I followed a trail in a westward direction, along the west ridge of the mountain. The trail was easy to follow to begin with. I wasn't quite sure whether it was a real trail, or just an animal track, but the landscape was open, and I knew the direction in which I was heading, so I didn't really mind about the trail. But then I noticed a lot of dense clouds were coming in from the ocean, just in front of me and beneath me, and realized this was going to be fog once it hits the mountain, and there was a possibility that it was going to obscure my path. There is a rather steep cliff on the north side of Mount Rekdalshesten, so I decided to avoid walking too close to that cliff; and then I also speeded up my pace a bit, in spite of being tired, hoping to get under the level of the clouds before the fog became too dense.

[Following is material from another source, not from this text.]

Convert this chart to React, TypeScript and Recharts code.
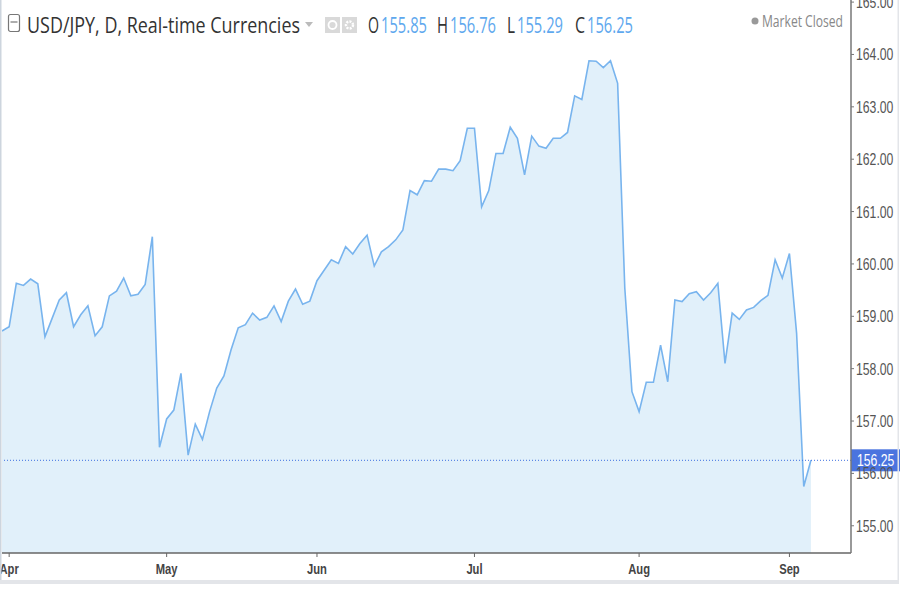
import React from 'react';
import { AreaChart, Area, XAxis, YAxis, ReferenceLine } from 'recharts';

// daily closes, USD/JPY, early Apr -> early Sep (trading day index = position)
const closes = [
  158.72, 158.80, 159.63, 159.59, 159.71, 159.62, 158.61, 158.96, 159.31, 159.45,
  158.80, 159.03, 159.20, 158.63, 158.80, 159.39, 159.48, 159.73, 159.39, 159.42,
  159.61, 160.52, 156.50, 157.04, 157.21, 157.91, 156.35, 156.94, 156.65, 157.18,
  157.63, 157.86, 158.36, 158.78, 158.84, 159.06, 158.93, 158.98, 159.20, 158.90,
  159.29, 159.52, 159.23, 159.29, 159.68, 159.88, 160.08, 160.01, 160.33, 160.19,
  160.39, 160.55, 159.96, 160.23, 160.33, 160.46, 160.65, 161.40, 161.32, 161.59,
  161.58, 161.81, 161.81, 161.78, 161.97, 162.59, 162.59, 161.09, 161.40, 162.11,
  162.11, 162.61, 162.40, 161.70, 162.44, 162.25, 162.21, 162.40, 162.40, 162.51,
  163.21, 163.14, 163.88, 163.87, 163.75, 163.88, 163.45, 159.54, 157.56, 157.18,
  157.74, 157.74, 158.45, 157.75, 159.31, 159.28, 159.43, 159.47, 159.31, 159.45,
  159.63, 158.10, 159.06, 158.94, 159.12, 159.17, 159.30, 159.40, 160.08, 159.73,
  160.20, 158.68, 155.75, 156.25,
];

// first trading day of each month (index into closes)
const monthStarts = [1, 23, 44, 66, 89, 110];
const monthLabels = ['Apr', 'May', 'Jun', 'Jul', 'Aug', 'Sep'];

const priceTicks = [155, 156, 157, 158, 159, 160, 161, 162, 163, 164, 165];

const ohlcKeys = ['O', 'H', 'L', 'C'];
const ohlcValues = [155.85, 156.76, 155.29, 156.25];

const data = closes.map((close, i) => ({ i, close }));
const lastClose = closes[closes.length - 1];

const AXIS_FONT = '"Liberation Sans", Arial, sans-serif';
const HEAD_FONT = '"Open Sans", "Noto Sans", sans-serif';

const XTick = (props: any) => {
  const { x, payload } = props;
  const idx = monthStarts.indexOf(payload.value);
  return (
    <g transform={`translate(${x},574) scale(0.8,1)`}>
      <text x={0} y={0} textAnchor="middle" fontSize={14} fontWeight="bold" fill="#444" fontFamily={AXIS_FONT}>
        {monthLabels[idx]}
      </text>
    </g>
  );
};

const YTick = (props: any) => {
  const { x, y, payload } = props;
  return (
    <g transform={`translate(${x},${y + 6}) scale(0.72,1)`}>
      <text x={0} y={0} textAnchor="start" fontSize={17} fill="#555" fontFamily={AXIS_FONT}>
        {payload.value.toFixed(2)}
      </text>
    </g>
  );
};

const PriceTag = (props: any) => {
  const { viewBox } = props;
  const left = viewBox.x + viewBox.width;
  const y = viewBox.y;
  return (
    <g>
      <rect x={left} y={y - 11} width={49} height={22} fill="#4a74df" />
      <g transform={`translate(${left + 6},${y + 6}) scale(0.72,1)`}>
        <text x={0} y={0} fontSize={17} fill="#fff" fontFamily={AXIS_FONT}>
          {lastClose.toFixed(2)}
        </text>
      </g>
    </g>
  );
};

const ohlcX = [368, 437, 507, 575];
const ohlcW = [11, 11, 8, 10];

export default function App() {
  return (
    <div style={{ position: 'fixed', left: 0, top: 0, width: 900, height: 600, background: '#fff', overflow: 'hidden' }}>
      <AreaChart width={900} height={600} data={data} margin={{ top: 0, right: 0, left: 2, bottom: 0 }}>
        <XAxis
          dataKey="i"
          type="number"
          domain={[0, 118.6]}
          allowDataOverflow
          ticks={monthStarts}
          tick={<XTick />}
          height={47}
          axisLine={{ stroke: '#666', strokeWidth: 1.5 }}
          tickLine={{ stroke: '#666' }}
          tickSize={4}
          interval={0}
        />
        <YAxis
          orientation="right"
          type="number"
          domain={[154.48, 165.04]}
          allowDataOverflow
          ticks={priceTicks}
          tick={<YTick />}
          width={49}
          axisLine={{ stroke: '#777', strokeWidth: 1.5 }}
          tickLine={{ stroke: '#777' }}
          tickSize={3}
          tickMargin={2}
          interval={0}
        />
        <Area
          type="linear"
          dataKey="close"
          stroke="#78b4ee"
          strokeWidth={1.6}
          fill="#e1f0fa"
          fillOpacity={1}
          isAnimationActive={false}
          dot={false}
          activeDot={false}
        />
        <ReferenceLine y={lastClose} stroke="#3d6ee0" strokeDasharray="1 2" strokeWidth={1} label={<PriceTag />} />
      </AreaChart>

      <svg width={900} height={600} style={{ position: 'absolute', left: 0, top: 0, pointerEvents: 'none' }}>
        {/* frame */}
        <rect x={0} y={0} width={1.5} height={582} fill="#cdd5de" />
        <rect x={0} y={580} width={899} height={4} fill="#e3e5e9" />
        <rect x={897.5} y={0} width={1.5} height={584} fill="#e3e5e9" />

        {/* header */}
        <rect x={8.5} y={14.5} width={11} height={17} rx={2} fill="none" stroke="#777" strokeWidth={1.2} />
        <line x1={10.5} y1={22} x2={17.5} y2={22} stroke="#777" strokeWidth={1.2} />
        <text x={27} y={33} fontSize={21} fill="#333" fontFamily={HEAD_FONT} textLength={273} lengthAdjust="spacingAndGlyphs">
          USD/JPY, D, Real-time Currencies
        </text>
        <path d="M305 22 L313 22 L309 27 Z" fill="#bbb" />
        <rect x={325} y={17} width={15} height={16} fill="#d9d9d9" />
        <circle cx={332.5} cy={25} r={4} fill="none" stroke="#fff" strokeWidth={1.8} />
        <rect x={342} y={17} width={15} height={16} fill="#d9d9d9" />
        <circle cx={349.5} cy={25} r={3.5} fill="none" stroke="#fff" strokeWidth={2.5} strokeDasharray="2 1.2" />
        {ohlcKeys.map((k, n) => (
          <g key={k}>
            <text x={ohlcX[n]} y={33} fontSize={21} fill="#333" fontFamily={HEAD_FONT} textLength={ohlcW[n]} lengthAdjust="spacingAndGlyphs">
              {k}
            </text>
            <text x={ohlcX[n] + ohlcW[n] + 2} y={33} fontSize={21} fill="#5ea8ee" fontFamily={HEAD_FONT} textLength={46} lengthAdjust="spacingAndGlyphs">
              {ohlcValues[n].toFixed(2)}
            </text>
          </g>
        ))}

        <circle cx={755} cy={21} r={3.5} fill="#999" />
        <text x={762} y={27} fontSize={16} fill="#888" fontFamily={HEAD_FONT} textLength={81} lengthAdjust="spacingAndGlyphs">
          Market Closed
        </text>
      </svg>
    </div>
  );
}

The fog didn't last long, however; it drifted away due to the wind. I walked in the fog just for a few minutes, and then it disappeared. As I approached the elevation at which the birch forest starts again [i.e. about 460 m.a.m.s.l.], I noticed a broad and much nicer trail than the one I had been following. This one was running south, and I decided to follow it, as I figured it was probably leading down to the mountain road that I had used to get form the village of Eik up to the valley of Eikedalen. This trail lead me through the birch forest, very well, but every now and then it would split up in two, and thereafter become less clearly defined and more difficult to follow. I managed to follow it for a while, though, and when it finally disappeared completely, I checked the map on my GPS, and realized I was no longer than maybe 50 meters from the gravel road, so then I just made my way right through the dense forest down to the road. The descent along the mountain road down to the car was straight forward, and so after about 21 km and about 8 hours and 48 minutes, I was back at the car and could drive home again.